Kathleen Hostert – Public Education at One Legacy

July 10, 2007 Terkel

Interview: How To Become a Public Health Educator

I had always wanted to be a school teacher. I got married, had kids, ended up working full time. Six months after I was married my husband was diagnosed with a kidney disease. He was told in six years he would have to have a kidney transplant. I was kind of stuck in my position because I couldn’t leave where I was. I had the primary insurance.

I went back and got my teaching credential. I was a teacher for four years. But in between that I ended up giving my husband a kidney. His whole family was tested and no one was a match except for his brother who had some complications. The doctor told me that I could be a match. So I went and got tested, and I was actually able to give him a kidney.

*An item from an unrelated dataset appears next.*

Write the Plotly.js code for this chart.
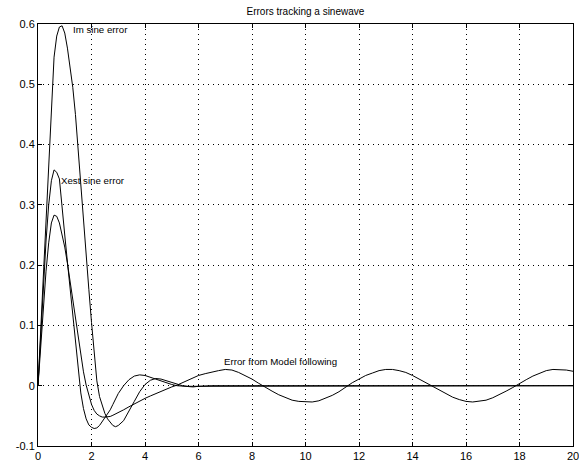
<!DOCTYPE html>
<html>
<head>
<meta charset="utf-8">
<script src="https://cdn.plot.ly/plotly-3.0.1.min.js"></script>
<style>html,body{margin:0;padding:0;background:#fff;}#chart{width:579px;height:468px;}</style>
</head>
<body>
<div id="chart"></div>
<script>
// time axis (s)
const t = [0,0.1,0.2,0.3,0.4,0.5,0.6,0.7,0.8,0.9,1.0,1.1,1.2,1.3,1.4,1.5,1.6,1.7,1.8,1.9,2.0,2.1,2.2,2.3,2.4,2.5,2.6,2.7,2.8,2.9,3.0,
  3.2,3.4,3.6,3.8,4.0,4.2,4.4,4.6,4.8,5.0,5.2,5.4,5.6,5.8,6.0,
  6.25,6.5,6.75,7.0,7.25,7.5,7.75,8.0,8.25,8.5,8.75,9.0,9.25,9.5,9.75,10.0,10.25,10.5,10.75,11.0,11.25,11.5,11.75,12.0,
  12.25,12.5,12.75,13.0,13.25,13.5,13.75,14.0,14.25,14.5,14.75,15.0,15.25,15.5,15.75,16.0,16.25,16.5,16.75,17.0,
  17.25,17.5,17.75,18.0,18.25,18.5,18.75,19.0,19.25,19.5,19.75,20.0];

const imSineError = [0,0.09,0.185,0.28,0.37,0.463,0.545,0.58,0.595,0.597,0.585,0.56,0.53,0.495,0.45,0.395,0.335,0.275,0.215,0.16,0.105,0.05,0.008,-0.018,-0.034,-0.046,-0.055,-0.061,-0.066,-0.068,-0.066,
  -0.058,-0.043,-0.026,-0.01,0.002,0.009,0.012,0.011,0.008,0.005,0.002,0.0,-0.001,-0.001,-0.001,
  0,0,0,0,0,0,0,0,0,0,0,0,0,0,0,0,0,0,0,0,0,0,0,0,0,0,0,0,0,0,0,0,0,0,0,0,0,0,0,0,0,0,0,0,0,0,0,0,0,0,0,0,0,0,0,0];

const xestSineError = [0,0.085,0.165,0.24,0.3,0.34,0.358,0.354,0.343,0.292,0.25,0.205,0.16,0.115,0.07,0.027,-0.012,-0.038,-0.055,-0.065,-0.069,-0.071,-0.070,-0.066,-0.06,-0.054,-0.048,-0.04,-0.031,-0.022,-0.013,
  0.0,0.01,0.016,0.018,0.017,0.014,0.01,0.007,0.004,0.002,0.0,-0.001,-0.002,-0.002,-0.001,
  0,0,0,0,0,0,0,0,0,0,0,0,0,0,0,0,0,0,0,0,0,0,0,0,0,0,0,0,0,0,0,0,0,0,0,0,0,0,0,0,0,0,0,0,0,0,0,0,0,0,0,0,0,0,0,0];

const modelFollowError = [0,0.065,0.13,0.19,0.237,0.27,0.283,0.281,0.27,0.252,0.23,0.203,0.173,0.142,0.11,0.08,0.05,0.023,0.001,-0.017,-0.031,-0.041,-0.047,-0.05,-0.052,-0.052,-0.052,-0.051,-0.049,-0.047,-0.045,
  -0.04,-0.035,-0.03,-0.025,-0.021,-0.017,-0.013,-0.009,-0.005,-0.002,0.001,0.005,0.009,0.013,0.017,
  0.020,0.023,0.025,0.027,0.026,0.022,0.017,0.011,0.004,-0.003,-0.009,-0.015,-0.02,-0.024,-0.026,-0.027,-0.027,-0.025,-0.021,-0.016,-0.01,-0.002,0.005,0.011,
  0.017,0.021,0.025,0.027,0.027,0.025,0.022,0.017,0.011,0.005,-0.002,-0.008,-0.014,-0.019,-0.023,-0.026,-0.027,-0.026,-0.024,-0.02,
  -0.015,-0.009,-0.003,0.004,0.01,0.016,0.021,0.025,0.027,0.027,0.026,0.024];

const titleText = "Errors tracking a sinewave";
const labelTexts = ["Im sine error", "Xest sine error", "Error from Model following"];
const labelX = [1.25, 0.785, 6.86];
const labelY = [0.5915, 0.3406, 0.041];

const xTicks = [0,2,4,6,8,10,12,14,16,18,20];
const yTicks = [-0.1,0,0.1,0.2,0.3,0.4,0.5,0.6];

const lineStyle = {color: '#000', width: 1};
const traces = [imSineError, xestSineError, modelFollowError].map(y => ({
  x: t, y: y, type: 'scatter', mode: 'lines', line: lineStyle, hoverinfo: 'skip'
}));

const fontFam = '"Liberation Sans", Arial, Helvetica, sans-serif';
const axisCommon = {
  showline: true, linecolor: '#000', linewidth: 1, mirror: 'ticks',
  ticks: 'inside', ticklen: 4, tickcolor: '#000', tickwidth: 1,
  showgrid: true, gridcolor: '#000', gridwidth: 1, griddash: '1px,4px',
  zeroline: false, tickfont: {family: fontFam, size: 11, color: '#000'},
  ticklabeloverflow: 'allow', fixedrange: true
};

const layout = {
  width: 579, height: 468,
  margin: {l: 38, r: 6, t: 24, b: 22, pad: 0},
  paper_bgcolor: '#fff', plot_bgcolor: '#fff',
  showlegend: false,
  title: {text: titleText, font: {family: fontFam, size: 10, color: '#000'}, x: 0.5275, xanchor: 'center', y: 0.976, yanchor: 'middle'},
  xaxis: Object.assign({}, axisCommon, {range: [0, 20], tickvals: xTicks, ticktext: xTicks.map(String)}),
  yaxis: Object.assign({}, axisCommon, {range: [-0.1, 0.6], tickvals: yTicks, ticktext: yTicks.map(v => String(v))}),
  annotations: labelTexts.map((s, i) => ({
    x: labelX[i], y: labelY[i], xref: 'x', yref: 'y', text: s, showarrow: false,
    xanchor: 'left', yanchor: 'middle', font: {family: fontFam, size: 9.7, color: '#000'}
  }))
};

Plotly.newPlot('chart', traces, layout, {staticPlot: true, displayModeBar: false});
</script>
</body>
</html>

That was while I was teaching, which I always felt like was my passion. But once I gave him a kidney and we entered into this whole world of being so desperate of being on a waiting list and not knowing what’s going to happen, and finally receiving that gift of life. Not only giving him his life back, but his kids. His son and his daughter have their dad back now and they have a dad to play baseball with. He’s back to being a normal person again.

We just felt like when we walked away, we were leaving so many people still waiting for a life saving transplant. We wanted to do something about it. So we started the Donate Life Run/Walk which we do at Cal State Fullerton because we both graduated from there. The first two years we had David Eckstein there, which was great because his family is personally connected with kidney transplants. So we did the walk. We just completed our fifth year. We had 5,000 people at the walk this last year.

After the second year was actually when I got together with One Legacy and raised money for One Legacy. And they offered me a job. I was kind of torn because I always felt like teaching was my passion. But once we entered all of this and started meeting all these people who have been truly touched by transplants, that’s when I really found my personal passion.

Helping do whatever I can to educate people on organ donation. I ended up quitting my teaching job and I started working for One Legacy. I’ve been here for three years. Sometimes it doesn’t even feel like work. I go to work and it just doesn’t feel like work. It’s what I’ve always wanted to do, and knowing that on a daily basis you’re helping to educate people on organ donation and you’re getting the word out. It helps because if anything does happen to them, they’ve talked about it with their family and they know what their decision is. As someone told me, it’s not very often that you find what your passion is, but to be able to work for your passion and live your passion is amazing. It’s been a crazy, wild ride.